Ayşe Diker

Personal information
- Full name: Ayşe Diker
- National team: Turkey
- Born: 8 March 1984 (age 42) Istanbul, Turkey
- Height: 1.65 m (5 ft 5 in)
- Weight: 50 kg (110 lb)

Sport
- Sport: Swimming
- Strokes: Butterfly
- Club: Galatasaray Spor Kulübü
- College team: St. Bonaventure University (U.S.)
- Coach: Lance Brennan (U.S.)

= Ayse Diker =

Turkish swimmer (born 1984)

Ayşe Diker (born 8 March 1984) is a Turkish former swimmer who specialized in butterfly events. She represented Turkey as a 16-year-old at the 2000 Summer Olympics and held a total of 25 Turkish records in swimming, including the 200 m butterfly. An active member of Galatasaray Spor Kulübü during her sporting career, she also trained for the St. Bonaventure Bonnies swimming and diving team under head coach Lance Brennan from 2003 to 2007.

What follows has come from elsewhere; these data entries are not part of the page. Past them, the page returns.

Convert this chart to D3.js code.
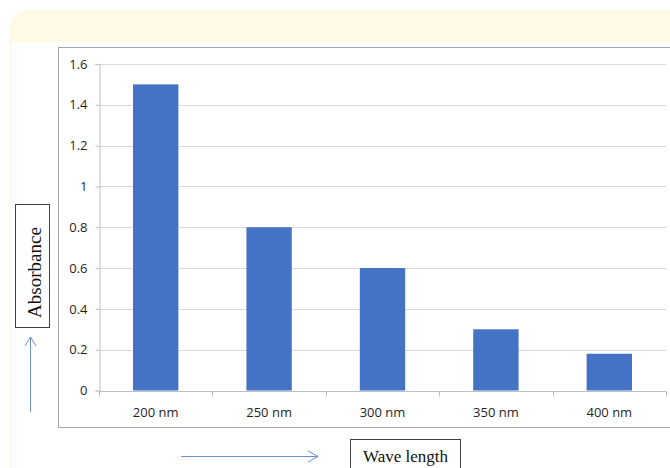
<!DOCTYPE html>
<html>
<head>
<meta charset="utf-8">
<script src="https://cdn.jsdelivr.net/npm/d3@7"></script>
<style>
  html, body { margin: 0; padding: 0; background: #ffffff; }
  svg { display: block; }
</style>
</head>
<body>
<svg id="chart" width="670" height="468"></svg>
<script>
// Absorbance readings by wavelength
const categories = ["200 nm", "250 nm", "300 nm", "350 nm", "400 nm"];
const absorbance = [1.5, 0.8, 0.6, 0.3, 0.18];
const yTicks = [0, 0.2, 0.4, 0.6, 0.8, 1, 1.2, 1.4, 1.6];

const svg = d3.select("#chart");

// Cream page frame with rounded top-left corner
svg.append("path")
  .attr("d", "M10,468 L10,32 Q10,10 32,10 L670,10 L670,42 L12,42 L12,468 Z")
  .attr("fill", "#fefae6");

// Chart area border
svg.append("rect")
  .attr("x", 58.5).attr("y", 47.5)
  .attr("width", 640).attr("height", 380)
  .attr("fill", "#ffffff")
  .attr("stroke", "#a6a6a6").attr("stroke-width", 1);

const plot = { left: 99, right: 666, top: 64, bottom: 390.5 };

const x = d3.scaleBand()
  .domain(categories)
  .range([plot.left, plot.right])
  .paddingInner(0.6).paddingOuter(0.3);

const xTickScale = d3.scaleBand().domain(categories).range([plot.left, plot.right]);

const y = d3.scaleLinear().domain([0, 1.6]).range([plot.bottom, plot.top]);

// Horizontal gridlines
svg.append("g")
  .selectAll("line")
  .data(yTicks.filter(d => d > 0))
  .join("line")
  .attr("x1", plot.left).attr("x2", plot.right)
  .attr("y1", d => Math.round(y(d)) + 0.5).attr("y2", d => Math.round(y(d)) + 0.5)
  .attr("stroke", "#d9d9d9").attr("stroke-width", 1);

// Bars
svg.append("g")
  .selectAll("rect")
  .data(categories.map((c, i) => ({ c, v: absorbance[i] })))
  .join("rect")
  .attr("x", d => x(d.c))
  .attr("width", x.bandwidth())
  .attr("y", d => y(d.v))
  .attr("height", d => y(0) - y(d.v))
  .attr("fill", "#4472c4");

const font = "'Open Sans', 'Liberation Sans', sans-serif";

// Y axis
const yAxis = svg.append("g")
  .attr("transform", `translate(${plot.left + 0.5},0)`)
  .call(d3.axisLeft(y).tickValues(yTicks).tickSize(4).tickPadding(8)
    .tickFormat(d => d3.format("")(d)));
yAxis.select(".domain").attr("stroke", "#bfbfbf");
yAxis.selectAll(".tick line").attr("stroke", "#bfbfbf");
yAxis.selectAll(".tick text")
  .attr("fill", "#1f1f1f").attr("font-family", font).attr("font-size", 13);

// X axis with tick marks at category boundaries
const xAxisG = svg.append("g")
  .attr("transform", `translate(0,${Math.round(plot.bottom) + 0.5})`);
xAxisG.append("line")
  .attr("x1", plot.left).attr("x2", plot.right)
  .attr("stroke", "#bfbfbf");
const boundaries = categories.map(c => xTickScale(c)).concat([plot.right]);
xAxisG.selectAll("line.tick")
  .data(boundaries)
  .join("line")
  .attr("class", "tick")
  .attr("x1", d => Math.round(d) + 0.5).attr("x2", d => Math.round(d) + 0.5)
  .attr("y1", 0).attr("y2", 5)
  .attr("stroke", "#bfbfbf");
xAxisG.selectAll("text")
  .data(categories)
  .join("text")
  .attr("x", d => xTickScale(d) + xTickScale.bandwidth() / 2)
  .attr("y", 25)
  .attr("text-anchor", "middle")
  .attr("fill", "#1f1f1f").attr("font-family", font).attr("font-size", 13)
  .text(d => d);

const serif = "'Liberation Serif', 'DejaVu Serif', serif";

// Y axis title box
svg.append("rect")
  .attr("x", 15.5).attr("y", 204.5).attr("width", 34).attr("height", 123)
  .attr("fill", "#ffffff").attr("stroke", "#404040").attr("stroke-width", 1);
svg.append("text")
  .attr("transform", "translate(41,272.5) rotate(-90)")
  .attr("text-anchor", "middle")
  .attr("font-family", serif).attr("font-size", 19).attr("fill", "#111")
  .text("Absorbance");

// X axis title box
svg.append("rect")
  .attr("x", 350.5).attr("y", 439.5).attr("width", 110).attr("height", 40)
  .attr("fill", "#ffffff").attr("stroke", "#404040").attr("stroke-width", 1);
svg.append("text")
  .attr("x", 405.5).attr("y", 462)
  .attr("text-anchor", "middle")
  .attr("font-family", serif).attr("font-size", 17).attr("fill", "#111")
  .text("Wave length");

// Direction arrows
const arrowColor = "#6a8fd8";
svg.append("line").attr("x1", 30.5).attr("x2", 30.5).attr("y1", 412).attr("y2", 337)
  .attr("stroke", arrowColor).attr("stroke-width", 1);
svg.append("path").attr("d", "M25,346 L30.5,337 L36,346")
  .attr("fill", "none").attr("stroke", arrowColor).attr("stroke-width", 1);
svg.append("line").attr("x1", 181).attr("x2", 318).attr("y1", 456.5).attr("y2", 456.5)
  .attr("stroke", arrowColor).attr("stroke-width", 1);
svg.append("path").attr("d", "M308,451 L318,456.5 L308,462")
  .attr("fill", "none").attr("stroke", arrowColor).attr("stroke-width", 1);
</script>
</body>
</html>
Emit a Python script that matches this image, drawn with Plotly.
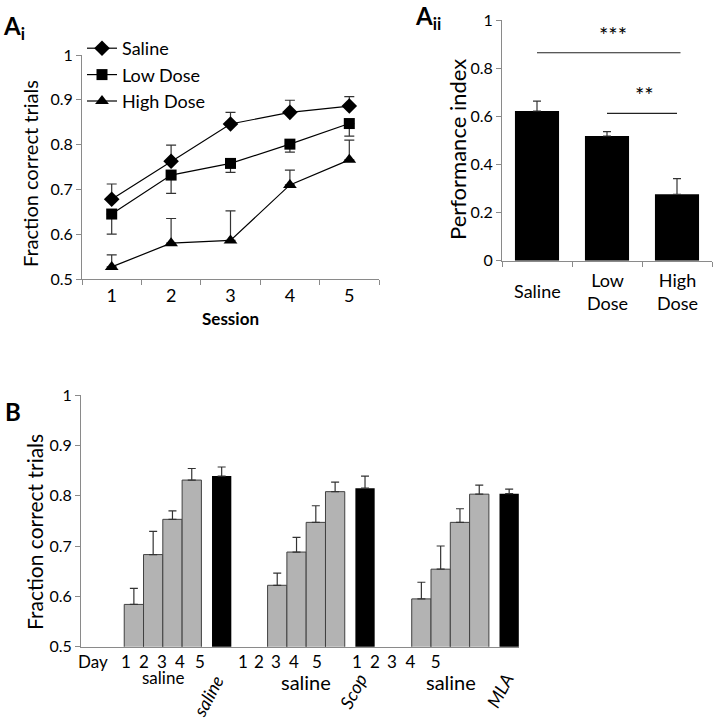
import plotly.graph_objects as go

W, H = 714, 719
FONT = "Lato"

# ---------------- data ----------------
sessions = ["1", "2", "3", "4", "5"]
saline_mean = [0.678, 0.763, 0.846, 0.872, 0.886]
saline_err = [0.034, 0.036, 0.026, 0.027, 0.021]
low_mean = [0.645, 0.732, 0.758, 0.801, 0.847]
low_err = [0.045, 0.041, 0.020, 0.018, 0.028]
high_mean = [0.527, 0.580, 0.586, 0.710, 0.766]
high_err = [0.027, 0.055, 0.066, 0.033, 0.044]

perf_groups = ["Saline", "Low Dose", "High Dose"]
perf_labels = ["Saline", "Low<br>Dose", "High<br>Dose"]
perf_mean = [0.622, 0.518, 0.276]
perf_err = [0.041, 0.018, 0.065]

b_gray = [
    [0.584, 0.683, 0.753, 0.831],
    [0.622, 0.688, 0.747, 0.808],
    [0.595, 0.654, 0.747, 0.803],
]
b_gray_err = [
    [0.032, 0.046, 0.017, 0.023],
    [0.024, 0.029, 0.033, 0.019],
    [0.033, 0.046, 0.027, 0.018],
]
b_black = [0.839, 0.815, 0.804]
b_black_err = [0.018, 0.024, 0.009]
b_black_names = ["saline", "Scop", "MLA"]
b_ticktext = ["Day", "1", "2", "3", "4", "5", "1", "2", "3", "4", "5",
              "1", "2", "3", "4", "5"]

# ---------------- layout helpers ----------------
def px(x):
    return x / W

def py(y):
    return 1 - y / H

# panel B geometry (axis units = one bar width)
group_start = [2.74, 10.17, 17.64]
black_offset = 4.55
b_tickpos = [0.62, 2.33, 3.26, 4.2, 5.13, 6.17, 8.39, 9.22, 10.1, 11.04,
             12.23, 14.3, 15.23, 16.11, 17.08, 18.38]

fig = go.Figure()

AXC = "#8a8a8a"
ERRC = "#333333"

# ---------------- panel Ai ----------------
series = [
    ("Saline", saline_mean, saline_err, "diamond", 12, True),
    ("Low Dose", low_mean, low_err, "square", 11, False),
    ("High Dose", high_mean, high_err, "triangle-up", 12, True),
]
for name, m, e, sym, sz, up in series:
    if up:
        ey = dict(type="data", symmetric=False, array=e,
                  arrayminus=[0] * len(e), color=ERRC, thickness=1.2, width=5)
    else:
        ey = dict(type="data", symmetric=False, array=[0] * len(e),
                  arrayminus=e, color=ERRC, thickness=1.2, width=5)
    fig.add_trace(go.Scatter(
        x=sessions, y=m, name=name, mode="lines+markers",
        line=dict(color="black", width=1.2),
        marker=dict(symbol=sym, size=sz, color="black"),
        error_y=ey, xaxis="x", yaxis="y", showlegend=True))

# ---------------- panel Aii ----------------
fig.add_trace(go.Bar(
    x=perf_groups, y=perf_mean, width=0.63,
    marker=dict(color="black", line=dict(width=0)),
    error_y=dict(type="data", symmetric=False, array=perf_err,
                 arrayminus=[0] * 3, color=ERRC, thickness=1.2, width=4),
    xaxis="x2", yaxis="y2", showlegend=False))

# ---------------- panel B ----------------
for g in range(3):
    xs = [group_start[g] + i for i in range(4)]
    fig.add_trace(go.Bar(
        x=xs, y=b_gray[g], width=1, base=0,
        marker=dict(color="#b3b3b3", line=dict(color="#404040", width=1)),
        error_y=dict(type="data", symmetric=False, array=b_gray_err[g],
                     arrayminus=[0] * 4, color=ERRC, thickness=1.2, width=4),
        xaxis="x3", yaxis="y3", showlegend=False))
    fig.add_trace(go.Bar(
        x=[group_start[g] + black_offset], y=[b_black[g]], width=1, base=0,
        marker=dict(color="black", line=dict(width=0)),
        error_y=dict(type="data", symmetric=False, array=[b_black_err[g]],
                     arrayminus=[0], color=ERRC, thickness=1.2, width=4),
        xaxis="x3", yaxis="y3", showlegend=False))

axis_common = dict(showgrid=False, zeroline=False, showline=True,
                   linecolor=AXC, linewidth=1, ticks="outside",
                   tickcolor=AXC, ticklen=5, tickwidth=1, automargin=False,
                   tickfont=dict(family=FONT, size=16, color="black"))

annotations = []

def ann(text, x, y, size, **kw):
    d = dict(text=text, x=x, y=y, xref="paper", yref="paper",
             xanchor="center", yanchor="middle",
             showarrow=False, font=dict(family=FONT, size=size, color="black"))
    d.update(kw)
    annotations.append(d)

# panel labels
ann("<b>A<sub>i</sub></b>", px(1), py(9), 24, xanchor="left", yanchor="top")
ann("<b>A<sub>ii</sub></b>", px(413), py(-1), 24, xanchor="left", yanchor="top")
ann("<b>B</b>", px(3), py(395), 24, xanchor="left", yanchor="top")
# axis titles
ann("Fraction correct trials", px(30), py(174), 20, textangle=-90)
ann("<b>Session</b>", px(230), py(318), 17)
ann("Performance index", px(457), py(149), 22, textangle=-90)
ann("Fraction correct trials", px(34), py(532), 21, textangle=-90)
# Aii category labels
for i, lab in enumerate(perf_labels):
    ann(lab, i, py(291), 18, xref="x2")
# significance
ann("***", 1.08, 0.94, 22, xref="x2", yref="y2")
ann("**", 1.53, 0.69, 22, xref="x2", yref="y2")
# B group labels
ann("saline", 4.24, py(677), 17, xref="x3")
ann("saline", 11.65, py(682), 20, xref="x3")
ann("saline", 19.2, py(682), 20, xref="x3")
rot_pos = [(208, 696), (353, 691), (500, 690)]
for (xx, yy), name in zip(rot_pos, b_black_names):
    ann("<i>%s</i>" % name, px(xx), py(yy), 18, textangle=-62)

shapes = [
    dict(type="line", xref="x2", yref="y2", x0=0.0, x1=2.05, y0=0.864,
         y1=0.864, line=dict(color="#222", width=1.2)),
    dict(type="line", xref="x2", yref="y2", x0=1.0, x1=2.0, y0=0.612,
         y1=0.612, line=dict(color="#222", width=1.2)),
]

fig.update_layout(
    width=W, height=H, margin=dict(l=0, r=0, t=0, b=0, pad=0),
    autosize=False,
    paper_bgcolor="white", plot_bgcolor="white",
    font=dict(family=FONT, color="black"),
    barmode="overlay",
    xaxis=dict(axis_common, domain=[px(82), px(379)], type="category",
               range=[-0.5, 4.5], tickson="boundaries",
               tickfont=dict(family=FONT, size=18, color="black"),
               anchor="y"),
    yaxis=dict(axis_common, domain=[py(279), py(55)], range=[0.5, 1.0],
               dtick=0.1, tick0=0.5, anchor="x"),
    xaxis2=dict(axis_common, domain=[px(502), px(712)], type="category",
                range=[-0.5, 2.5], tickson="boundaries",
                showticklabels=False, anchor="y2"),
    yaxis2=dict(axis_common, domain=[py(260.7), py(20)], range=[0, 1.0],
                dtick=0.2, anchor="x2"),
    xaxis3=dict(axis_common, domain=[px(81), px(519)], range=[0, 22.7],
                ticks="", tickmode="array", tickvals=b_tickpos,
                ticktext=b_ticktext,
                tickfont=dict(family=FONT, size=17, color="black"),
                anchor="y3"),
    yaxis3=dict(axis_common, domain=[py(646.7), py(395)], range=[0.5, 1.0],
                dtick=0.1, tick0=0.5, anchor="x3"),
    legend=dict(x=px(82), y=py(30), xanchor="left", yanchor="top",
                bgcolor="rgba(0,0,0,0)", font=dict(family=FONT, size=18),
                tracegroupgap=0, itemwidth=30),
    annotations=annotations, shapes=shapes,
)

fig.write_html("out.html", config={"responsive": False, "displayModeBar": False},
               post_script="document.body.style.margin='0';"
                           "document.body.style.overflow='hidden';")
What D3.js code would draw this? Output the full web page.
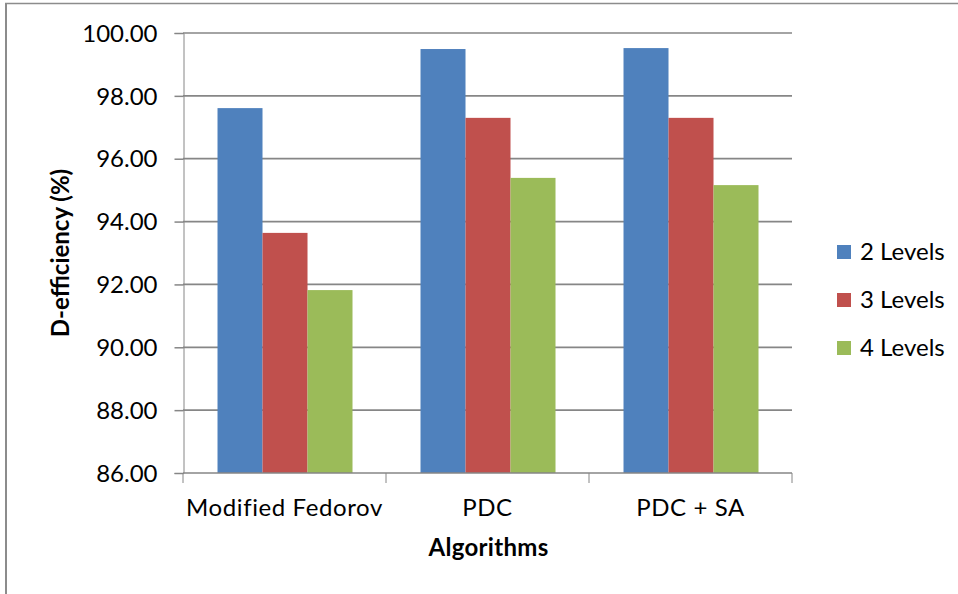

Diker competed only in the women's 100 m butterfly at the 2000 Summer Olympics in Sydney. She achieved a FINA B-cut of 1:03.67 at the Speedo Turkish Open Championships in Istanbul. In heat two, she challenged six other swimmers, including two-time Olympians Hsieh Shu-ting and María del Pilar Pereyra. Coming from fourth place at the final turn, Diker held off a sprint battle from Pereyra, finishing in 1:04:65 to secure third place in her heat by just a tenth of a second (0.10). However, she failed to advance to the semifinals, finishing forty-second overall on the first day of prelims.